Consider the vector space $V=\mathbb{C}^n$. Equip $V$ with the Euclidean norm: $$||(x_1,\dots ,x_n)||=\sqrt{\sum |x_j|^{2}}$$ For any endomorphism $T:V\rightarrow V$, define the norm of $T$ as $$||T||=\sup\lbrace||Tx||: ||x||=1\rbrace$$ Consider the set $M_n(\mathbb{C})=$ Set of all $n\times n$ matrices with entries from $\mathbb{C}$. The topology on $\mathbb{C}$ induces the product topology on $M_n(\mathbb{C})=\mathbb{C}^{n^2}$. This makes $M_n(\mathbb{C})$ a topological ring. Then $GL_n(\mathbb{C})=M_n(\mathbb{C})^{\times}$ is a topological group.
The book I am reading, says that the topology of $GL_n(\mathbb{C})$ is given by the norm $||\text{ }||$.

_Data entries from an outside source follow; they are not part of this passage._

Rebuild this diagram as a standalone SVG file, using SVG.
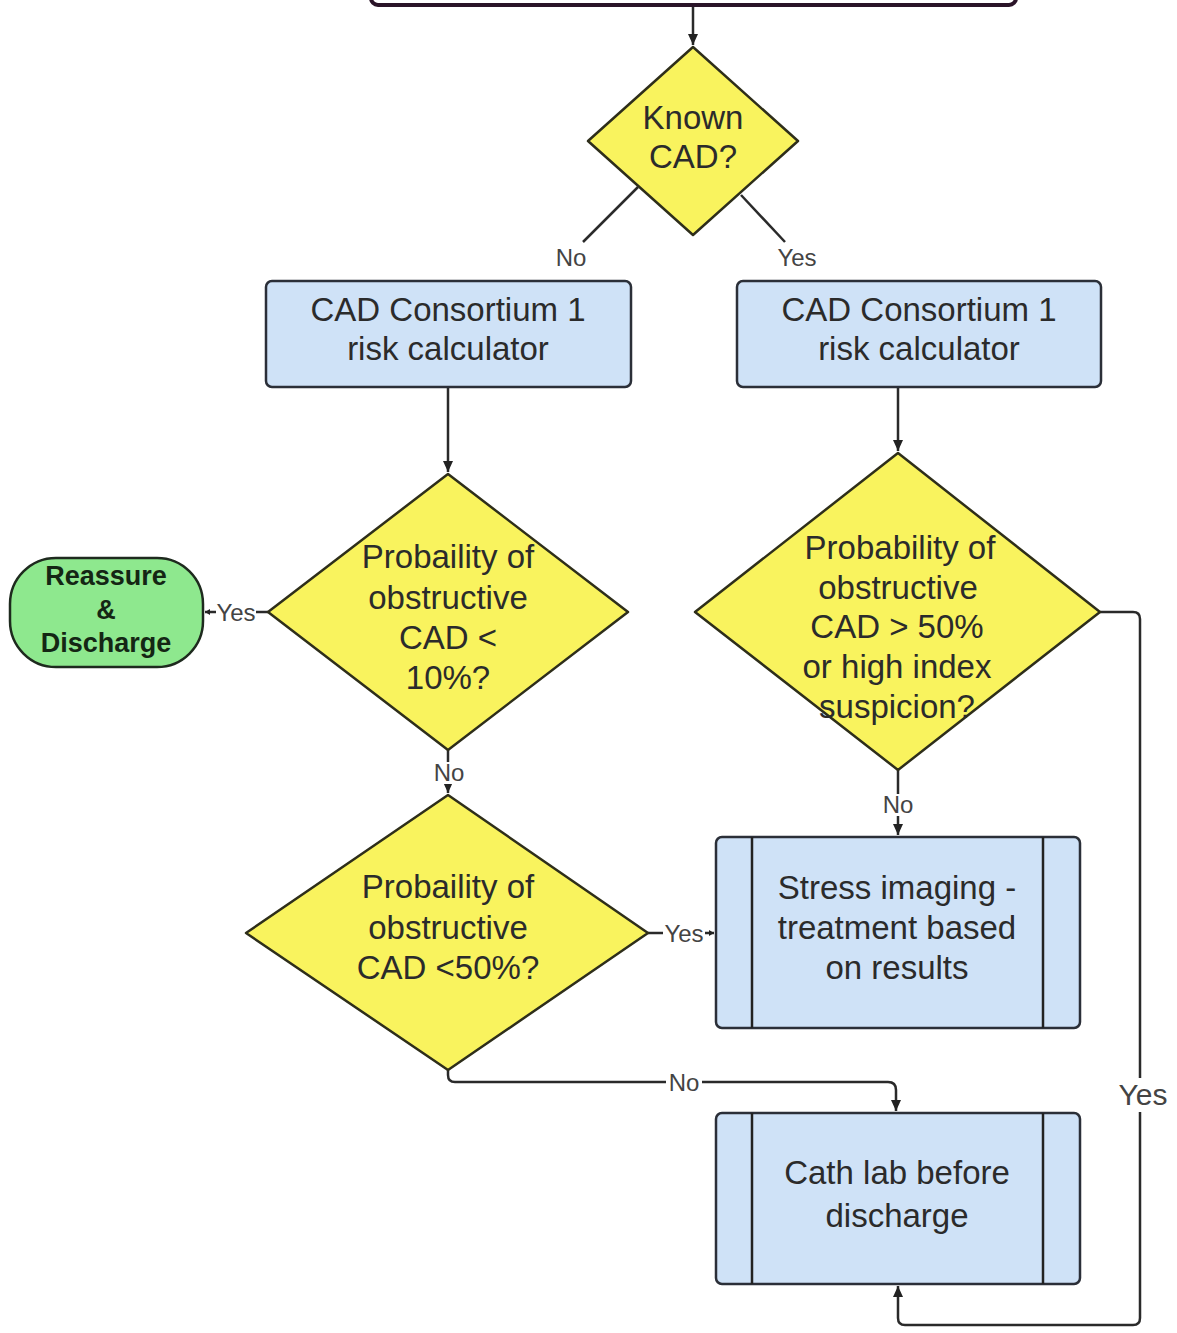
<svg xmlns="http://www.w3.org/2000/svg" width="1177" height="1333" viewBox="0 0 1177 1333">
<style>
.txt{font-family:"Liberation Sans",Arial,sans-serif;font-size:33px;fill:#2b2b2b;text-anchor:middle}
.bold{font-family:"Liberation Sans",Arial,sans-serif;font-size:27px;font-weight:bold;fill:#142614;text-anchor:middle}
.lbl{font-family:"Liberation Sans",Arial,sans-serif;font-size:24px;fill:#444;text-anchor:middle}
.big{font-family:"Liberation Sans",Arial,sans-serif;font-size:30px;fill:#444;text-anchor:middle}
.dia{fill:#f9f35e;stroke:#2e2e1a;stroke-width:2.5;stroke-linejoin:round}
.box{fill:#cfe2f7;stroke:#2b2f38;stroke-width:2.5}
.edge{fill:none;stroke:#2a2a2a;stroke-width:2.5}
.bg{fill:#fff}
</style>
<defs>
<marker id="arr" markerUnits="userSpaceOnUse" markerWidth="12" markerHeight="10" refX="11" refY="5" orient="auto"><path d="M0,0 L11,5 L0,10 z" fill="#222"/></marker>
<marker id="sarr" markerUnits="userSpaceOnUse" markerWidth="6" markerHeight="6" refX="5" refY="3" orient="auto"><path d="M0,0 L5,3 L0,6 z" fill="#222"/></marker>
</defs>
<rect width="1177" height="1333" fill="#fff"/>

<g id="top-box"><rect x="371" y="-30" width="645" height="35" rx="7" fill="#fff" stroke="#2a1428" stroke-width="4"/></g>

<g id="connectors">
<path class="edge" d="M693,7 V45" marker-end="url(#arr)"/>
<path class="edge" d="M638,187 L583,242"/>
<path class="edge" d="M741,195 L785,242"/>
<path class="edge" d="M448,387 V472" marker-end="url(#arr)"/>
<path class="edge" d="M898,387 V451" marker-end="url(#arr)"/>
<path class="edge" d="M268,612 H205" marker-end="url(#sarr)"/>
<path class="edge" d="M448,750 V793" marker-end="url(#arr)"/>
<path class="edge" d="M898,770 V835" marker-end="url(#arr)"/>
<path class="edge" d="M648,933 H714" marker-end="url(#sarr)"/>
<path class="edge" d="M448,1070 V1075 Q448,1082 455,1082 H888 Q896,1082 896,1090 V1111" marker-end="url(#arr)"/>
<path class="edge" d="M1100,612 H1133 Q1140,612 1140,619 V1318 Q1140,1325 1133,1325 H905 Q898,1325 898,1318 V1286" marker-end="url(#arr)"/>
<text class="lbl" x="571" y="266">No</text>
<text class="lbl" x="797" y="266">Yes</text>
<rect class="bg" x="216" y="600" width="40" height="24"/>
<text class="lbl" x="236" y="621">Yes</text>
<rect class="bg" x="433" y="762" width="32" height="22"/>
<text class="lbl" x="449" y="781">No</text>
<rect class="bg" x="882" y="794" width="32" height="22"/>
<text class="lbl" x="898" y="813">No</text>
<rect class="bg" x="663" y="922" width="42" height="24"/>
<text class="lbl" x="684" y="942">Yes</text>
<rect class="bg" x="666" y="1071" width="36" height="24"/>
<text class="lbl" x="684" y="1091">No</text>
<rect class="bg" x="1115" y="1078" width="56" height="34"/>
<text class="big" x="1143" y="1105">Yes</text>
</g>

<g id="known-cad">
<polygon class="dia" points="693,47 798,141 693,235 588,141"/>
<text class="txt" x="693" y="129">Known</text>
<text class="txt" x="693" y="168">CAD?</text>
</g>

<g id="risk-left">
<rect class="box" x="266" y="281" width="365" height="106" rx="6"/>
<text class="txt" x="448" y="321">CAD Consortium 1</text>
<text class="txt" x="448" y="360">risk calculator</text>
</g>

<g id="risk-right">
<rect class="box" x="737" y="281" width="364" height="106" rx="6"/>
<text class="txt" x="919" y="321">CAD Consortium 1</text>
<text class="txt" x="919" y="360">risk calculator</text>
</g>

<g id="prob-10">
<polygon class="dia" points="448,474 628,612 448,750 268,612"/>
<text class="txt" x="448" y="568">Probaility of</text>
<text class="txt" x="448" y="609">obstructive</text>
<text class="txt" x="448" y="649">CAD &lt;</text>
<text class="txt" x="448" y="689">10%?</text>
</g>

<g id="prob-50-high">
<polygon class="dia" points="898,453 1100,612 898,770 695,612"/>
<text class="txt" x="900" y="559">Probability of</text>
<text class="txt" x="898" y="599">obstructive</text>
<text class="txt" x="897" y="638">CAD &gt; 50%</text>
<text class="txt" x="897" y="678">or high index</text>
<text class="txt" x="897" y="718">suspicion?</text>
</g>

<g id="reassure">
<rect x="10" y="558" width="193" height="109" rx="46" fill="#8ee88e" stroke="#1e2a1e" stroke-width="2.5"/>
<text class="bold" x="106" y="585">Reassure</text>
<text class="bold" x="106" y="619">&amp;</text>
<text class="bold" x="106" y="652">Discharge</text>
</g>

<g id="prob-lt50">
<polygon class="dia" points="448,795 648,933 448,1070 246,933"/>
<text class="txt" x="448" y="898">Probaility of</text>
<text class="txt" x="448" y="939">obstructive</text>
<text class="txt" x="448" y="979">CAD &lt;50%?</text>
</g>

<g id="stress-imaging">
<rect class="box" x="716" y="837" width="364" height="191" rx="6"/>
<line x1="752" y1="837" x2="752" y2="1028" stroke="#222" stroke-width="2.5"/>
<line x1="1043" y1="837" x2="1043" y2="1028" stroke="#222" stroke-width="2.5"/>
<text class="txt" x="897" y="899">Stress imaging -</text>
<text class="txt" x="897" y="939">treatment based</text>
<text class="txt" x="897" y="979">on results</text>
</g>

<g id="cath-lab">
<rect class="box" x="716" y="1113" width="364" height="171" rx="6"/>
<line x1="752" y1="1113" x2="752" y2="1284" stroke="#222" stroke-width="2.5"/>
<line x1="1043" y1="1113" x2="1043" y2="1284" stroke="#222" stroke-width="2.5"/>
<text class="txt" x="897" y="1184">Cath lab before</text>
<text class="txt" x="897" y="1227">discharge</text>
</g>
</svg>
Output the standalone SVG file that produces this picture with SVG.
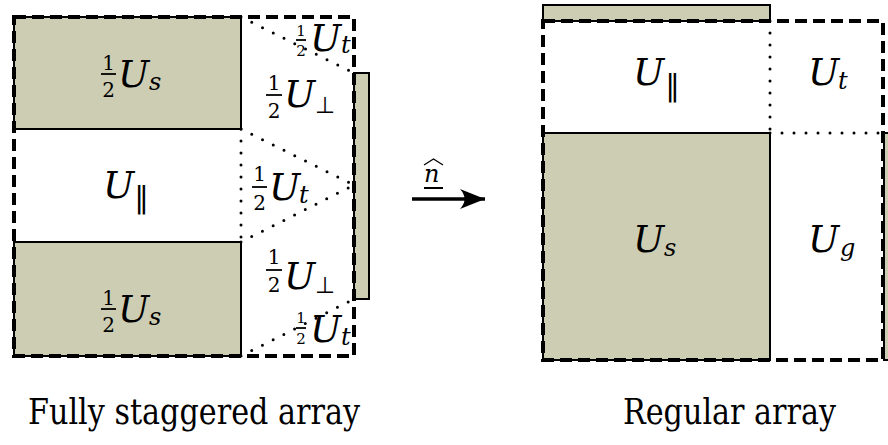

I have the following questions
How exactly the norm $||\text{ }||$ is inducing a topology on $GL_n(\mathbb{C})$ ?
How is this topology same as the subspace topology inherited from $\mathbb{C}^{n^2}$ ?
In general, there is only one (Hausdorff) topology on a finite-dimensional ($\mathbb{R}$ or $\mathbb{C}$-)vector space making it a topological vector space (RUDIN - Functional Analysis, Theorem 1.21)
In the particular case of $M_n(\mathbb{C})$ with the two norms you described, we can show that the two norms are equivalent. Let's denote by $\Vert\cdot\Vert_2$ the norm on $\mathbb{C}^N$.
Let $T\in M_n(\mathbb{C})$ and $[t_{ij}]$ the associated matrix on the canonical basis $\left\{e_1,\ldots,e_n\right\}$. Then for each $j$, $$\Vert T\Vert^2\geq \Vert Te_j\Vert_2^2=\sum_{i=1}^n|t_{ij}|^2$$ so $\Vert T\Vert^2\geq\frac{1}{n}\sum_{j=1}^n\sum_{i=1}^n|t_{ij}|^2=\frac{1}{n}\Vert T\Vert_2^2$, that is, $\Vert T\Vert_2\leq \sqrt{n}\Vert T\Vert$.
On the other hand, there is $x=(x_1,\ldots,x_n)$ such that $\Vert x\Vert_2=1$ and $\Vert T\Vert=\Vert Tx\Vert_2$< so using Cauchy-Schwarz, $$\Vert T\Vert^2=\Vert Tx\Vert_2^2=\sum_{i=1}^n\left|\sum_{j=1}^nx_jt_{ij}\right|^2\leq\sum_{i=1}^n\Vert x\Vert_2^2\sum_{j=1}^n|t_{ij}|^2=\Vert T\Vert_2^2$$ so $\Vert T\Vert\leq \Vert T\Vert_2$.
This shows that both norms on $M_n(\mathbb{C})$ induce the same topology. More specifically, they induce metrics on $M_n(\mathbb{C})$ which in turn induce the same topology. Then $GL_n(\mathbb{C})$ has a subspace topology, given by either norm (metric): $d(A,B)=\Vert A-B\Vert$ or $d_2(A,B)=\Vert A-B\Vert_2$.